Two Cups of Tea
I sometimes find myself going calmly along a path of apparent insanity, as if it is the most conventional, well-ordered and sensible route to fine achievement that I could possibly have chosen. This morning, I awoke in a good mood, still rested from my lengthy April break, engendered by several warm days of London summer sun, buoyed up with the unassailable feeling that everything is going extremely well.
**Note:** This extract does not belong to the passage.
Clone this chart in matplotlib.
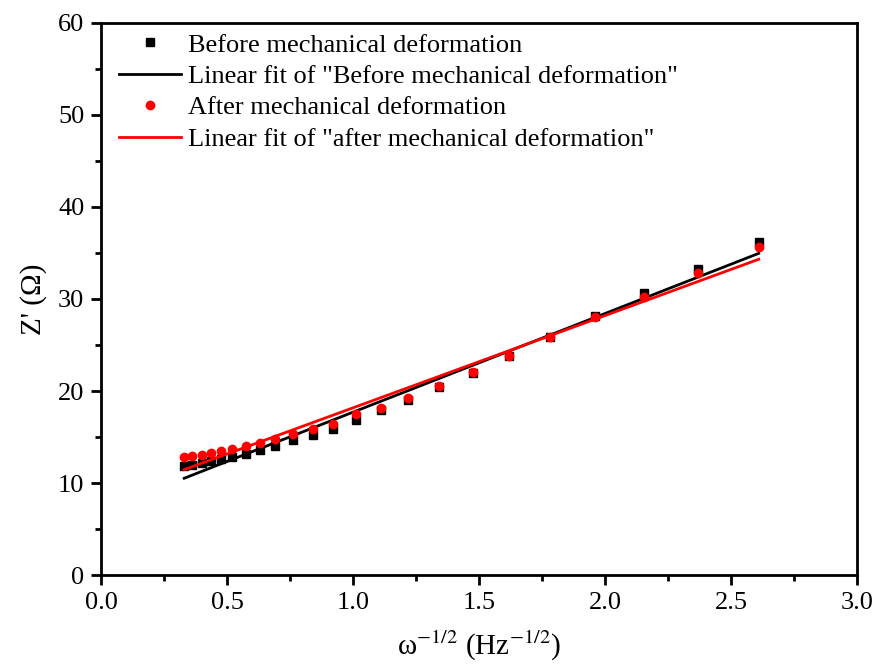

I'm feeling quite fit and well, despite occasional bouts of sneezing brought on by early season hay fever (why is this not called "pollen fever"? - I see no fields of hay in inner London...) I have some sorting out to do with various business affairs, and I have some inroads to make, all of which are fairly unproblematic and of course now I am thankful for the great efforts I have made previously, since getting up frightfully early, travelling the world, explaining my particular creative take on internet media, and giving people good advice on podcasting seems to be paying off. I am enjoying my interactions with my friends and colleagues, who all seem to be talented, friendly and capable.
My underlying concerns are not too disturbing either, self-appointed tasks consisting of communicating the inner changes that I experienced in the mountains to the people in this and other cities who actually need to know. It's the age-old clash between urban and rural, as expressed via a boy from Croydon. And all this as a preamble to explain, no, to demonstrate my apparent sanity and level-headedness and to go some way towards proving to you, dear reader, that I don't generally do apparently insane things, like make two cups of tea at once, even though there is only me here.

Then I went into the kitchen, and prepared my own cup of tea. Except that I calmly made TWO CUPS, as if compensating for the bad first cup. Making one cup immediately after the other, I can understand, but two at once? Then I get a hot cup and a going-on-lukewarm-again second cup. Actually, I rescued this outcome by using one of the ceramic lids which turn our cups and mugs into mini-teapots, and so, I'm drinking it now, and it's not too bad. But why did I make two cups at once? What was I thinking? I just found myself doing it, and went along with it, as if it were the most natural, normal thing in the world! For whom exactly am I making the second cup? Me! Me, and then me. Right. Right.


This is the fabric of the world - we are trapped beneath the warm duvet of stultifying convention and scared to be without it. Like Reggie Perrin, who faked his own death to escape, after ordering ravioli followed by ravioli followed by ravioli until he was sick, what we need is not more of what we like, but the freedom not to care about what we know to be valueless.